That brand new Arduino of yours isn't going to code itself, is it? If you're a beginner at programming, or even just at Arduino, here's a tip that I know will help you out.
How to Eat an Elephant
If you want to make some cool project, take it a small step at a time. In my robotics classes kids that followed this approach finished faster than the ones who tried to program everything at once.
Example
Let's say you have a project where you want to use a temperature sensor, an Arduino, and an OLED display to show the temperature. When you press a button, the display changes between Celsius and Fahrenheit.
Don't try to code all that in one shot. Instead, add tiny bits of functionality incrementally and get each new thing working before adding the next. Here is how I would approach such a project.
Step 1
First, make sure you can blink an LED. Why? You're making sure your new board works properly and that you can flash a new program to it. In addition, the LED can be a debug signal for you in the next step.
Step 2
Next, read the state of a button. Wire up the button to one of your digital inputs with an external pull-up resistor or use INPUT_PULLUP. With a pull-up resistor, the button is pressed when the digital signal is low, and released when the signal is high. Change your blink code so that when the button is pressed, you light up the LED. When it isn't pressed, turn off the LED.
You already know the LED works so if there's a problem, you have fewer things to troubleshoot.

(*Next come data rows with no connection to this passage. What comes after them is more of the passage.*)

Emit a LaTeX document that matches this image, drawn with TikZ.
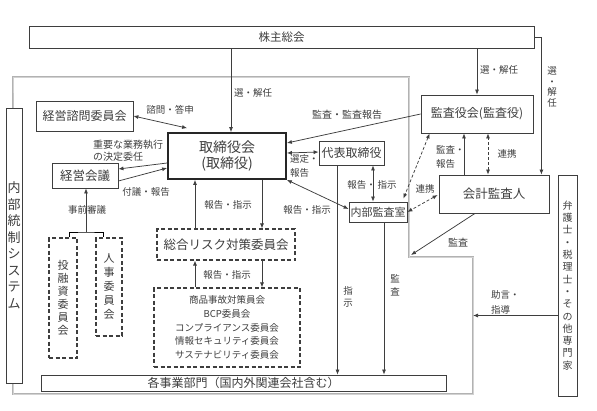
\documentclass[tikz,border=0pt]{standalone}
\usepackage{fontspec}
\setmainfont{Noto Sans CJK JP}
\usetikzlibrary{arrows.meta,positioning}
\definecolor{ink}{RGB}{62,62,62}
\tikzset{
  box/.style={draw=ink, text=ink, fill=white, line width=0.8pt, inner sep=0pt, font=\fontsize{12}{14}\selectfont},
  dbox/.style={box, dash pattern=on 4pt off 2.5pt, line width=1.1pt},
  vbox/.style={box, align=center, font=\fontsize{11}{13.5}\selectfont},
  lbl/.style={text=ink, inner sep=0pt, align=left, font=\fontsize{9.5}{12}\selectfont},
  arr/.style={-{Latex[length=5pt,width=4pt]}, draw=ink, line width=0.75pt},
  darr/.style={{Latex[length=5pt,width=4pt]}-{Latex[length=5pt,width=4pt]}, draw=ink, line width=0.75pt},
  link/.style={darr, dash pattern=on 3pt off 2pt},
  frame/.style={draw=gray!60, line width=2.6pt},
}
\begin{document}
\begin{tikzpicture}[x=1pt,y=-1pt]
\useasboundingbox (0,0) rectangle (597,410);
\coordinate (fc) at (409,257);
\coordinate (fR) at (473,257);
\coordinate (jn) at (86,232);
\draw[frame] (13,108) |- (409,77) |- (fR) |- (13,394) -- cycle;
\draw[gray!35, line width=0.8pt] (13,108) |- (409,77) |- (fR) |- (13,394) -- cycle;

\node[box, minimum width=505pt, minimum height=22pt, font=\fontsize{11.5}{14}\selectfont] (share) at (281.5,37) {株主総会};
\node[box, minimum width=16pt, minimum height=275pt, align=center, font=\fontsize{13}{16.5}\selectfont] (ics) at (14,245.5) {内\\部\\統\\制\\シ\\ス\\テ\\ム};
\node[box, minimum width=97pt, minimum height=30pt] (adv) at (84.5,116) {経営諮問委員会};
\node[box, minimum width=118pt, minimum height=46pt, line width=1.8pt, draw=black!85, align=center, font=\fontsize{14}{16}\selectfont] (board) at (227,156) {取締役会\\(取締役)};
\node[box, minimum width=66pt, minimum height=25pt, font=\fontsize{12.5}{14}\selectfont] (mgmt) at (85,175.5) {経営会議};
\node[vbox, dbox, minimum width=28pt, minimum height=120pt, align=center, font=\fontsize{11}{13}\selectfont] (inv) at (63,298) {投\\融\\資\\委\\員\\会};
\node[vbox, dbox, minimum width=26pt, minimum height=98pt, align=center, font=\fontsize{11}{14}\selectfont] (hr) at (109,287) {人\\事\\委\\員\\会};
\node[dbox, minimum width=138pt, minimum height=31pt, font=\fontsize{12.5}{14}\selectfont] (risk) at (226,244.5) {総合リスク対策委員会};
\node[dbox, minimum width=146pt, minimum height=79pt, align=center, font=\fontsize{9.5}{13.8}\selectfont] (subs) at (227,327.5) {商品事故対策員会\\BCP委員会\\コンプライアンス委員会\\情報セキュリティ委員会\\サステナビリティ委員会};
\node[box, minimum width=405pt, minimum height=16pt] (div) at (243.5,383) {各事業部門（国内外関連会社含む）};
\node[box, minimum width=65pt, minimum height=24pt] (ceo) at (351.5,153) {代表取締役};
\node[box, minimum width=58pt, minimum height=20pt, font=\fontsize{11}{13}\selectfont] (audit) at (378,212) {内部監査室};
\node[box, minimum width=112pt, minimum height=38pt] (kansa) at (477,114) {監査役会(監査役)};
\node[box, minimum width=110pt, minimum height=38pt, font=\fontsize{12.5}{14}\selectfont] (acct) at (494,194) {会計監査人};
\node[box, minimum width=19pt, minimum height=221pt, align=center, font=\fontsize{10}{12.3}\selectfont] (law) at (567.5,285.5) {弁\\護\\士\\・\\税\\理\\士\\・\\そ\\の\\他\\専\\門\\家};

\draw[arr] ([xshift=4pt]board.north |- share.south) -- ([xshift=4pt]board.north);
\node[lbl, anchor=west] (l-sel1) at (234,93) {選・解任};
\draw[arr] (kansa.north |- share.south) -- (kansa.north);
\node[lbl, anchor=west] (l-sel2) at (480,70) {選・解任};
\draw[arr] (share.east) -| ([xshift=-8pt]acct.north east);
\node[lbl, align=center, font=\fontsize{9.5}{10.5}\selectfont] (l-sel3) at (552,87) {選\\・\\解\\任};

\draw[darr] (adv.east) -- ([xshift=20pt,yshift=4pt]board.north west);
\node[lbl] (l-adv) at (170,110) {諮問・答申};
\draw[arr] ([yshift=-7pt]board.west) -- ([yshift=6.5pt]mgmt.east);
\draw[arr] ([yshift=-5.5pt]mgmt.east) -- ([yshift=-12pt]board.west);
\node[lbl, anchor=west, font=\fontsize{10}{12}\selectfont] (l-del) at (93,151) {重要な業務執行\\の決定委任};
\node[lbl] (l-rep1) at (146,192) {付議・報告};
\draw ([xshift=6pt]inv.north) |- (jn) -| ([xshift=-6pt]hr.north);
\draw[arr] (jn) -- (jn |- mgmt.south);
\node[lbl] (l-pre) at (87,210) {事前審議};

\draw[arr] ([xshift=-31pt]risk.north) -- ([xshift=-31pt]risk.north |- board.south);
\draw[arr] ([xshift=35pt]board.south) -- ([xshift=35pt]board.south |- risk.north);
\node[lbl] (l-ri1) at (228,205) {報告・指示};
\draw[arr] ([xshift=-32pt]subs.north) -- ([xshift=-32pt]subs.north |- risk.south);
\draw[arr] ([xshift=36pt]risk.south) -- ([xshift=36pt]risk.south |- subs.north);
\node[lbl] (l-ri2) at (227,275) {報告・指示};

\draw[darr] (ceo.west -| board.east) -- ([yshift=1pt]ceo.west);
\node[lbl, anchor=west, font=\fontsize{9.5}{14}\selectfont] (l-ceo) at (290,166) {選定・\\報告};
\draw[darr] ([xshift=-5pt]audit.north |- ceo.south) -- ([xshift=-5pt]audit.north);
\node[lbl] (l-ca) at (372,185) {報告・\hspace{2pt}指示};
\draw[darr] (board.south east) -- ([yshift=3pt]audit.west);
\node[lbl] (l-ba) at (307,210) {報告・指示};
\draw[arr] ([xshift=-14pt]ceo.south) -- ([xshift=-14pt]ceo.south |- div.north);
\node[lbl, align=center, font=\fontsize{9.5}{12}\selectfont] (l-ins) at (348,297) {指\\示};
\draw[arr] ([xshift=6pt]audit.south) -- ([xshift=6pt]audit.south |- div.north);
\node[lbl, align=center, font=\fontsize{9.5}{13}\selectfont] (l-aud1) at (395,285) {監\\査};

\draw[arr] (kansa.west) -- ([yshift=13pt]board.east);
\node[lbl, font=\fontsize{10}{12}\selectfont] (l-rep2) at (347,115) {監査・監査報告};
\draw[link] ([xshift=9pt]kansa.south west) -- ([xshift=-4pt,yshift=3pt]audit.north east);
\draw[arr] ([xshift=-30pt]acct.north) -- ([xshift=-30pt]acct.north |- kansa.south);
\node[lbl, anchor=west, font=\fontsize{9.5}{14}\selectfont] (l-ar) at (436,157) {監査・\\報告};
\draw[link] ([xshift=-6pt]acct.north) -- ([xshift=-6pt]acct.north |- kansa.south);
\node[lbl] (l-lk1) at (507,154) {連携};
\draw[link] ([xshift=-1pt,yshift=-1pt]acct.west) -- (audit.east);
\node[lbl] (l-lk2) at (425,189) {連携};
\draw[arr] ([xshift=-19pt]acct.south) -- ([xshift=2pt,yshift=2pt]fc);
\node[lbl, font=\fontsize{10}{12}\selectfont] (l-aud2) at (458,243) {監査};
\draw[arr] ([yshift=-30pt]law.west) -- ([yshift=-30pt]law.west -| fR);
\node[lbl, anchor=west, font=\fontsize{9.5}{15}\selectfont] (l-law) at (491,302) {助言・\\指導};
\end{tikzpicture}
\end{document}
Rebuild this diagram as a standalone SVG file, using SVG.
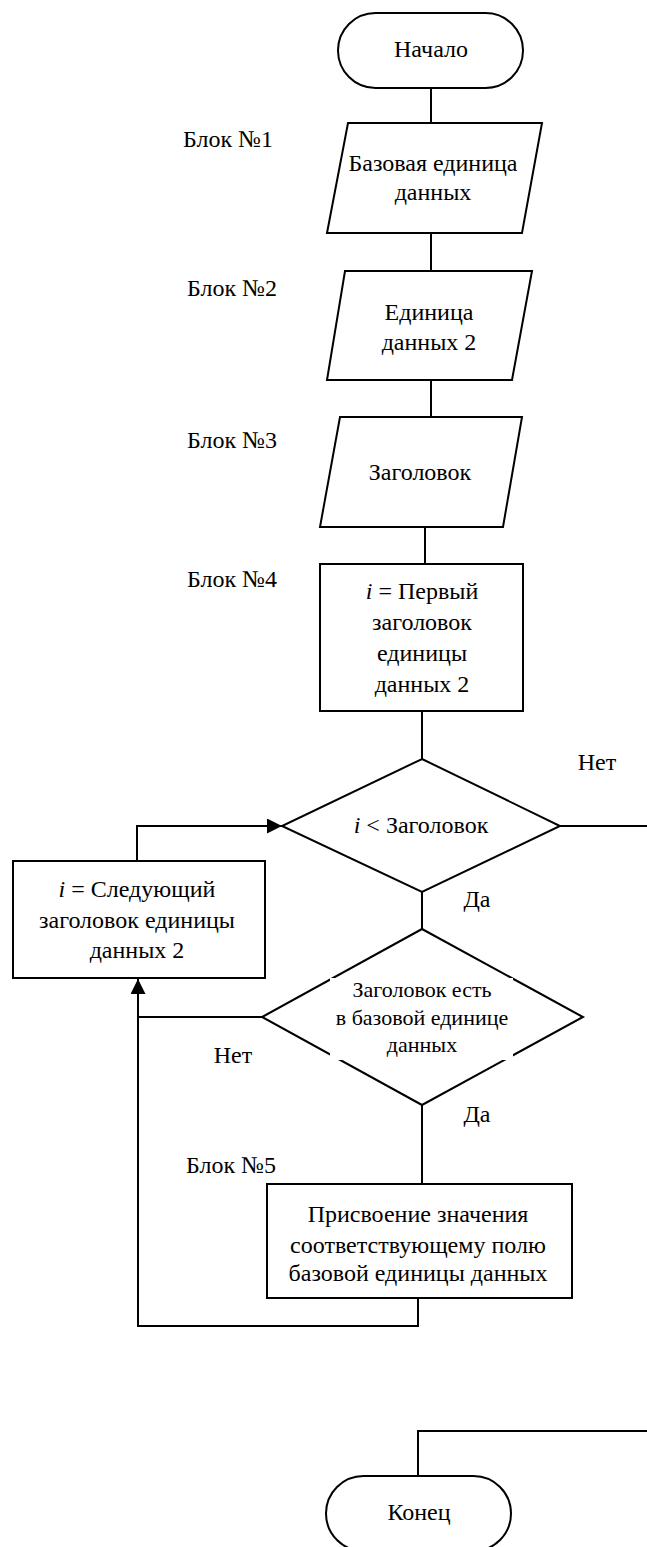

And that's why we started with blinking the LED.
Step 3
We'll work on the OLED display later. We want to work toward displaying the sensor reading so let's use Serial for now. Print a generic "hello world" every second using Serial.println().
In the next steps we can build on that to print out our sensor reading over Serial. Make sure you can see the message in the Arduino IDE Serial Monitor. Once this is working we can work on the sensor
Step 4
Our next step is to read the value from the sensor with analogRead() and print the result using Serial.println() and see if the value makes sense. Is it bouncing all over the place or always stuck at minimum or maximum? If so, troubleshoot. If it seems to hold more or less steady and changes according to temperature (try touching the sensor to raise the temperature), you're probably good to go.
Step 5
Figure out how to convert the value you read previously into Celsius and print that with Serial. You'll need to refer to a datasheet or tutorial for that particular sensor type.
Step 6
Repeat step 5 but with Celsius.
Step 7
Work on displaying a generic "hello world" on your OLED display. Then try displaying a generic value. It doesn't have to look pretty just yet.
Step 8
Once you have that figured out, display the temperature in C.
Step 9
Then figure out how to switch between C and F when the button is pressed.
Step 10
Make the OLED display look prettier. Again break it down. Maybe learn how to display large numbers. Then work on displaying a thermometer graphic. Then work on displaying a bar graph within the thermometer. And so on.
So that's how you eat an elephant. The little bites make sure you don't have too many errors and bugs to deal with at once. It seems like every time I try to do too much at once, I'm the one getting bitten--in the butt.